→ **WHAT IS NEEDED**: Print the listing as it stands, omitting all images.

→ **DATA PROVIDED**:
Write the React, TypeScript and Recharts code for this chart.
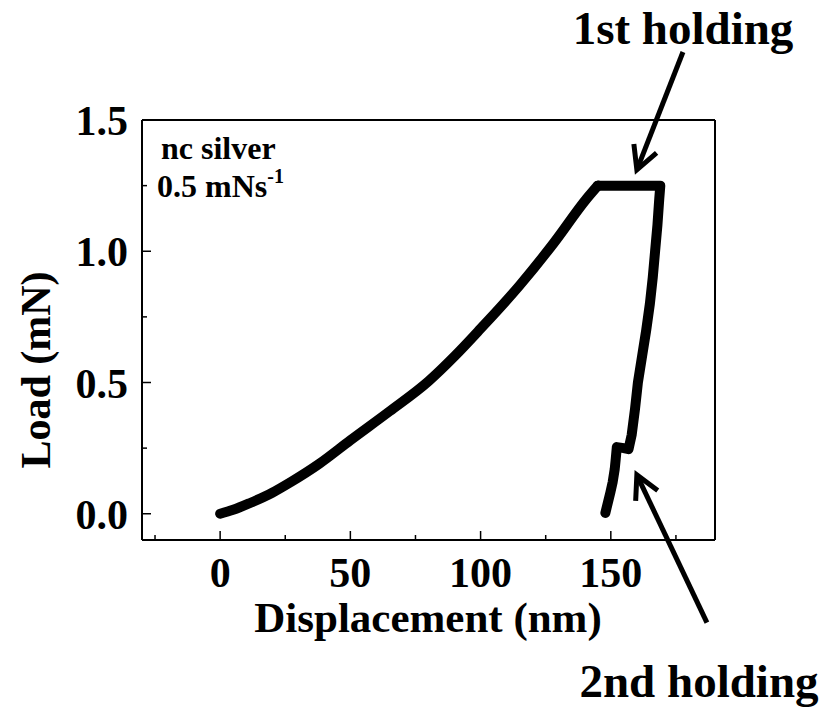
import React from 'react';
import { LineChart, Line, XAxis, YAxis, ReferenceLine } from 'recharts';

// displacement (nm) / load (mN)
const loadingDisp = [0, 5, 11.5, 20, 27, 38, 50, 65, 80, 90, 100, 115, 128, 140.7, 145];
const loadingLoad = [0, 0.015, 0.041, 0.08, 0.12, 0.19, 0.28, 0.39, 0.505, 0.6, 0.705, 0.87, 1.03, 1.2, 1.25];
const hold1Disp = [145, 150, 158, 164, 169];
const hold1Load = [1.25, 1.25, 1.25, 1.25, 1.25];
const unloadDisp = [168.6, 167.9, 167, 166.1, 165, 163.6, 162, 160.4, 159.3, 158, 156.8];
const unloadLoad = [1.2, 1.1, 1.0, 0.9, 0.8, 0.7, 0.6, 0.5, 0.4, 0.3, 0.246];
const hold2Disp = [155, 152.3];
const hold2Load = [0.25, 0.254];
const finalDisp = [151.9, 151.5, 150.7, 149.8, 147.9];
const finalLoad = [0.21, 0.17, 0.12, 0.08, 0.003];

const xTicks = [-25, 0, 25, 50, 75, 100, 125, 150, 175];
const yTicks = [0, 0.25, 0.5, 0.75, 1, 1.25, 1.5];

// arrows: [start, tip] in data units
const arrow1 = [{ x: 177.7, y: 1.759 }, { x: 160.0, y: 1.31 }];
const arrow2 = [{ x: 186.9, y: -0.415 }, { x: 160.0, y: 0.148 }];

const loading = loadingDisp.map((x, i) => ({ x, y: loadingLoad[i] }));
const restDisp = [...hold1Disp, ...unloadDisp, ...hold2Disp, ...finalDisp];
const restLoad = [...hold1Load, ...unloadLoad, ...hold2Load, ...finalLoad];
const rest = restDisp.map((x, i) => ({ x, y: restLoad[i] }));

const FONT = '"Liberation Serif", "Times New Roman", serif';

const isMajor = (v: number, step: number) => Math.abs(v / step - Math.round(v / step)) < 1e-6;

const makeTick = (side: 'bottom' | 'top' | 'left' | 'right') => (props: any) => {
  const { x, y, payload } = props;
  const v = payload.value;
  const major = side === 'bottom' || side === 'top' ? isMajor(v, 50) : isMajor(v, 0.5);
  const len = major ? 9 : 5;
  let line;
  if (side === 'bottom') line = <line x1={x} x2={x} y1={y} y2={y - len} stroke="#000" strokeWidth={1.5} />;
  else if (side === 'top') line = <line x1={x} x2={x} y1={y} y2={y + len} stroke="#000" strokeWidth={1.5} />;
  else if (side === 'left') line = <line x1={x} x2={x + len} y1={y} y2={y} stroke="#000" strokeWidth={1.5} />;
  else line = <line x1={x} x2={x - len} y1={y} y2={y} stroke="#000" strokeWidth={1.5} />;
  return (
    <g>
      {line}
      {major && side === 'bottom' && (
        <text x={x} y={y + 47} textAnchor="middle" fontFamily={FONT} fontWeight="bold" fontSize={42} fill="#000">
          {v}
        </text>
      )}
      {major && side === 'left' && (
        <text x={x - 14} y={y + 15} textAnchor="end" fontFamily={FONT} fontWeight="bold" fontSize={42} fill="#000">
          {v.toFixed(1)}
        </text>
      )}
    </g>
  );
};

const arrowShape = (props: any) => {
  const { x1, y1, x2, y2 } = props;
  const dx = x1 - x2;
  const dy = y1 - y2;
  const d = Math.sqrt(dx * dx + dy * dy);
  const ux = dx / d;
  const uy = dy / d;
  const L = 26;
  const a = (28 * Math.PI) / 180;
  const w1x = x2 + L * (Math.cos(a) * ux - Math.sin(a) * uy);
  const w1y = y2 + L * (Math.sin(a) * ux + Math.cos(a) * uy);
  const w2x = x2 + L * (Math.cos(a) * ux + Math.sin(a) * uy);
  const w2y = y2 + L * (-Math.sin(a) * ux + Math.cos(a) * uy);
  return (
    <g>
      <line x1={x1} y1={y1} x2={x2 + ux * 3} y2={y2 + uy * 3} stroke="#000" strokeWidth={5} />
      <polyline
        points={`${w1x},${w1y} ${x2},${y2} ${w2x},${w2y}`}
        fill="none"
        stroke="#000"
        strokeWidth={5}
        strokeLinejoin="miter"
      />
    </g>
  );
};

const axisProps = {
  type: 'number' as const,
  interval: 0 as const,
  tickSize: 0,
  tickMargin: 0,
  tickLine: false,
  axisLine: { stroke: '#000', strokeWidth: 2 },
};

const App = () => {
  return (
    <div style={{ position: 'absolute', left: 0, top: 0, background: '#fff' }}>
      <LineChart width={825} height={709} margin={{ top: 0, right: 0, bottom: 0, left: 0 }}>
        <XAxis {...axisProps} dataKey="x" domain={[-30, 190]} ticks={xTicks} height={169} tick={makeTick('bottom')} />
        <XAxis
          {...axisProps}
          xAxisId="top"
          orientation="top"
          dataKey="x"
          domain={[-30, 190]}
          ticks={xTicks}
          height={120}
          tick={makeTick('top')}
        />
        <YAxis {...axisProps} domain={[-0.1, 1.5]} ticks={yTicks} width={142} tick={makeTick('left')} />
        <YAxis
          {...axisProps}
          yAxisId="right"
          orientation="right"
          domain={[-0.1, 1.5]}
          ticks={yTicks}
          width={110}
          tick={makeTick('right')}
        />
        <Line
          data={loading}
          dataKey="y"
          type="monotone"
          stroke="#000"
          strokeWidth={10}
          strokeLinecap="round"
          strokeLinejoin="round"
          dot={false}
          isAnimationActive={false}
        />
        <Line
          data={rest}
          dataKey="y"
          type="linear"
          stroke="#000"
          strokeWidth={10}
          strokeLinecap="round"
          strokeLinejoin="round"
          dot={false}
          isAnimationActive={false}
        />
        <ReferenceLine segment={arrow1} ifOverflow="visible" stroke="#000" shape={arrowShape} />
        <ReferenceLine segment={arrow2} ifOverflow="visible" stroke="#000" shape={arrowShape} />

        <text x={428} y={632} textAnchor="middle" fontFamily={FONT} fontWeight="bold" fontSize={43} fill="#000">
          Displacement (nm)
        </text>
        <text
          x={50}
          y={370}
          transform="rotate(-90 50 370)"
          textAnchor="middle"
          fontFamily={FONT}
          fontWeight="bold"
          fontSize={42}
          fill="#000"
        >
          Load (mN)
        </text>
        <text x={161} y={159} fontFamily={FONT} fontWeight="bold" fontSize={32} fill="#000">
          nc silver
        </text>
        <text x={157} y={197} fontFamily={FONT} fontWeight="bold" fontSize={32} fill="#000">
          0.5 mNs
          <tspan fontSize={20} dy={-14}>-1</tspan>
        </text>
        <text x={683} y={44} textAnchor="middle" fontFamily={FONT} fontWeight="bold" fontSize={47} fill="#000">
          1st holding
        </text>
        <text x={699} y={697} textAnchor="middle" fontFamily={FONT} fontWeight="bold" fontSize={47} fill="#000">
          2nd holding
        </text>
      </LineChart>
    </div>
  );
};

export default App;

→ **WORKED ANSWER**:
Write the React, TypeScript and Recharts code for this chart.
import React from 'react';
import { LineChart, Line, XAxis, YAxis, ReferenceLine } from 'recharts';

// displacement (nm) / load (mN)
const loadingDisp = [0, 5, 11.5, 20, 27, 38, 50, 65, 80, 90, 100, 115, 128, 140.7, 145];
const loadingLoad = [0, 0.015, 0.041, 0.08, 0.12, 0.19, 0.28, 0.39, 0.505, 0.6, 0.705, 0.87, 1.03, 1.2, 1.25];
const hold1Disp = [145, 150, 158, 164, 169];
const hold1Load = [1.25, 1.25, 1.25, 1.25, 1.25];
const unloadDisp = [168.6, 167.9, 167, 166.1, 165, 163.6, 162, 160.4, 159.3, 158, 156.8];
const unloadLoad = [1.2, 1.1, 1.0, 0.9, 0.8, 0.7, 0.6, 0.5, 0.4, 0.3, 0.246];
const hold2Disp = [155, 152.3];
const hold2Load = [0.25, 0.254];
const finalDisp = [151.9, 151.5, 150.7, 149.8, 147.9];
const finalLoad = [0.21, 0.17, 0.12, 0.08, 0.003];

const xTicks = [-25, 0, 25, 50, 75, 100, 125, 150, 175];
const yTicks = [0, 0.25, 0.5, 0.75, 1, 1.25, 1.5];

// arrows: [start, tip] in data units
const arrow1 = [{ x: 177.7, y: 1.759 }, { x: 160.0, y: 1.31 }];
const arrow2 = [{ x: 186.9, y: -0.415 }, { x: 160.0, y: 0.148 }];

const loading = loadingDisp.map((x, i) => ({ x, y: loadingLoad[i] }));
const restDisp = [...hold1Disp, ...unloadDisp, ...hold2Disp, ...finalDisp];
const restLoad = [...hold1Load, ...unloadLoad, ...hold2Load, ...finalLoad];
const rest = restDisp.map((x, i) => ({ x, y: restLoad[i] }));

const FONT = '"Liberation Serif", "Times New Roman", serif';

const isMajor = (v: number, step: number) => Math.abs(v / step - Math.round(v / step)) < 1e-6;

const makeTick = (side: 'bottom' | 'top' | 'left' | 'right') => (props: any) => {
  const { x, y, payload } = props;
  const v = payload.value;
  const major = side === 'bottom' || side === 'top' ? isMajor(v, 50) : isMajor(v, 0.5);
  const len = major ? 9 : 5;
  let line;
  if (side === 'bottom') line = <line x1={x} x2={x} y1={y} y2={y - len} stroke="#000" strokeWidth={1.5} />;
  else if (side === 'top') line = <line x1={x} x2={x} y1={y} y2={y + len} stroke="#000" strokeWidth={1.5} />;
  else if (side === 'left') line = <line x1={x} x2={x + len} y1={y} y2={y} stroke="#000" strokeWidth={1.5} />;
  else line = <line x1={x} x2={x - len} y1={y} y2={y} stroke="#000" strokeWidth={1.5} />;
  return (
    <g>
      {line}
      {major && side === 'bottom' && (
        <text x={x} y={y + 47} textAnchor="middle" fontFamily={FONT} fontWeight="bold" fontSize={42} fill="#000">
          {v}
        </text>
      )}
      {major && side === 'left' && (
        <text x={x - 14} y={y + 15} textAnchor="end" fontFamily={FONT} fontWeight="bold" fontSize={42} fill="#000">
          {v.toFixed(1)}
        </text>
      )}
    </g>
  );
};

const arrowShape = (props: any) => {
  const { x1, y1, x2, y2 } = props;
  const dx = x1 - x2;
  const dy = y1 - y2;
  const d = Math.sqrt(dx * dx + dy * dy);
  const ux = dx / d;
  const uy = dy / d;
  const L = 26;
  const a = (28 * Math.PI) / 180;
  const w1x = x2 + L * (Math.cos(a) * ux - Math.sin(a) * uy);
  const w1y = y2 + L * (Math.sin(a) * ux + Math.cos(a) * uy);
  const w2x = x2 + L * (Math.cos(a) * ux + Math.sin(a) * uy);
  const w2y = y2 + L * (-Math.sin(a) * ux + Math.cos(a) * uy);
  return (
    <g>
      <line x1={x1} y1={y1} x2={x2 + ux * 3} y2={y2 + uy * 3} stroke="#000" strokeWidth={5} />
      <polyline
        points={`${w1x},${w1y} ${x2},${y2} ${w2x},${w2y}`}
        fill="none"
        stroke="#000"
        strokeWidth={5}
        strokeLinejoin="miter"
      />
    </g>
  );
};

const axisProps = {
  type: 'number' as const,
  interval: 0 as const,
  tickSize: 0,
  tickMargin: 0,
  tickLine: false,
  axisLine: { stroke: '#000', strokeWidth: 2 },
};

const App = () => {
  return (
    <div style={{ position: 'absolute', left: 0, top: 0, background: '#fff' }}>
      <LineChart width={825} height={709} margin={{ top: 0, right: 0, bottom: 0, left: 0 }}>
        <XAxis {...axisProps} dataKey="x" domain={[-30, 190]} ticks={xTicks} height={169} tick={makeTick('bottom')} />
        <XAxis
          {...axisProps}
          xAxisId="top"
          orientation="top"
          dataKey="x"
          domain={[-30, 190]}
          ticks={xTicks}
          height={120}
          tick={makeTick('top')}
        />
        <YAxis {...axisProps} domain={[-0.1, 1.5]} ticks={yTicks} width={142} tick={makeTick('left')} />
        <YAxis
          {...axisProps}
          yAxisId="right"
          orientation="right"
          domain={[-0.1, 1.5]}
          ticks={yTicks}
          width={110}
          tick={makeTick('right')}
        />
        <Line
          data={loading}
          dataKey="y"
          type="monotone"
          stroke="#000"
          strokeWidth={10}
          strokeLinecap="round"
          strokeLinejoin="round"
          dot={false}
          isAnimationActive={false}
        />
        <Line
          data={rest}
          dataKey="y"
          type="linear"
          stroke="#000"
          strokeWidth={10}
          strokeLinecap="round"
          strokeLinejoin="round"
          dot={false}
          isAnimationActive={false}
        />
        <ReferenceLine segment={arrow1} ifOverflow="visible" stroke="#000" shape={arrowShape} />
        <ReferenceLine segment={arrow2} ifOverflow="visible" stroke="#000" shape={arrowShape} />

        <text x={428} y={632} textAnchor="middle" fontFamily={FONT} fontWeight="bold" fontSize={43} fill="#000">
          Displacement (nm)
        </text>
        <text
          x={50}
          y={370}
          transform="rotate(-90 50 370)"
          textAnchor="middle"
          fontFamily={FONT}
          fontWeight="bold"
          fontSize={42}
          fill="#000"
        >
          Load (mN)
        </text>
        <text x={161} y={159} fontFamily={FONT} fontWeight="bold" fontSize={32} fill="#000">
          nc silver
        </text>
        <text x={157} y={197} fontFamily={FONT} fontWeight="bold" fontSize={32} fill="#000">
          0.5 mNs
          <tspan fontSize={20} dy={-14}>-1</tspan>
        </text>
        <text x={683} y={44} textAnchor="middle" fontFamily={FONT} fontWeight="bold" fontSize={47} fill="#000">
          1st holding
        </text>
        <text x={699} y={697} textAnchor="middle" fontFamily={FONT} fontWeight="bold" fontSize={47} fill="#000">
          2nd holding
        </text>
      </LineChart>
    </div>
  );
};

export default App;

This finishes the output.